Charlene Teglia posted today over on Romancing the Blog about the many ways to write a book. She talks about missing the “innocent ignorance” of “how else could it happen?” The notion made me smile. I was there in the not too distant past. Back in April when Pot and I first started working together as critique partners, she challenged a lot of my plot elements in House of Cards and there were times I sat there dumbfounded–“But that’s how it happens!” Thankfully, I have gotten beyond this limitation and am willing to expand my horizons and look at other possibilities. I think HOC is a much stronger book for having my having gotten to that point. So thank you, Pot, for pushing me to explore territories unknown.
Anyway, the post this morning got me to thinking about those Choose Your Own Adventure novels I read as a kid. You know the ones. You’re at a pivotal point and if you want to open the door and go into the basement you go to page 85. If you want to go back the way you came, you go to page 47. I got the biggest kick out of those, and gradually I would read through and try every permutation of adventure possible. And I have to wonder how the authors who created those books manged to tie everything back on itself.
Starting a new book is kind of like a Choose Your Own Adventure novel. Except you’re creating it from scratch. There are times when this is exciting–there are endless possibilities, and you as Goddess of your own world can do anything. That’s heady stuff. Particularly for those of us who are control freaks or who simply like making decisions. I mean, c’mon, how many of you started writing because a) you wanted to write another ending to a real life event, b) you got teed off about an episode of your favorite TV show or a movie, c) you wanted to imagine you were someone else. C’mon. Show of hands. Yeah, thought so. Most everybody did it at least ONCE.

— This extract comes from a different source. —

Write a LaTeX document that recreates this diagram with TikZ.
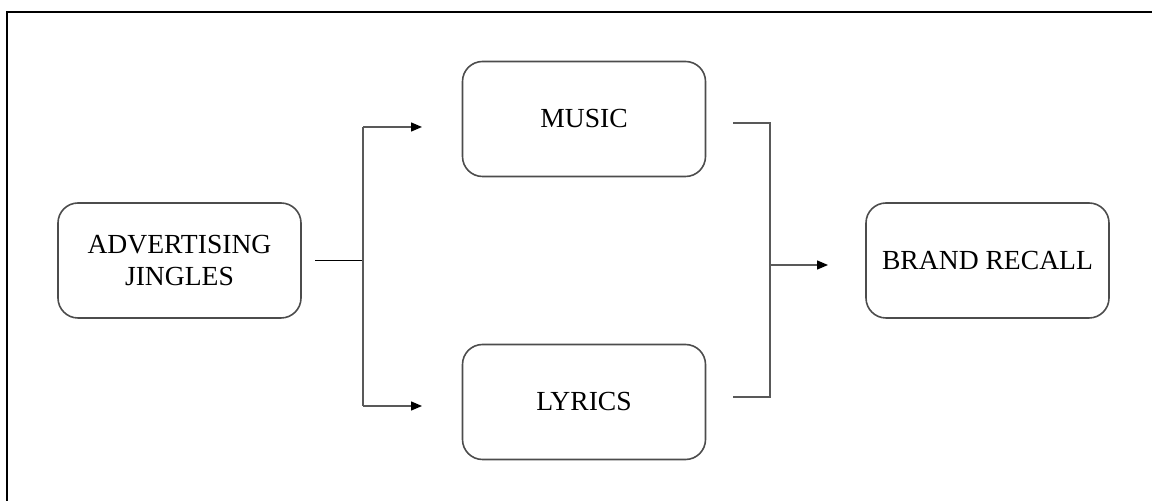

But there are also times when the notion of endless possibilities is terrifying. How will I choose? Sometimes I feel like that at the very beginning because I’m one of those people who don’t start with much as foundation. For Flash Point all I knew initially is that I wanted to write a serial arson story. Then I had to figure out who the hero was. Would he be tortured or not? Dark or not? Who was the heroine? How did they hook up? What was her background? Was she in the witness protection program? Why did she change her name (I knew that she had, just not the why of it, initially)? Do I have any scenes from the POV of the arsonist? Do I keep it just within the hero and heroine’s heads? Do I want to try to frame someone? My hero? My heroine? How? Lots and lots of questions! And Pot always comes up with more that make me think, which is both fabulous and frustrating when I don’t have the answers yet.
How about the rest of you? Do you enjoy choosing your own adventure or does the idea of making all those decisions petrify you?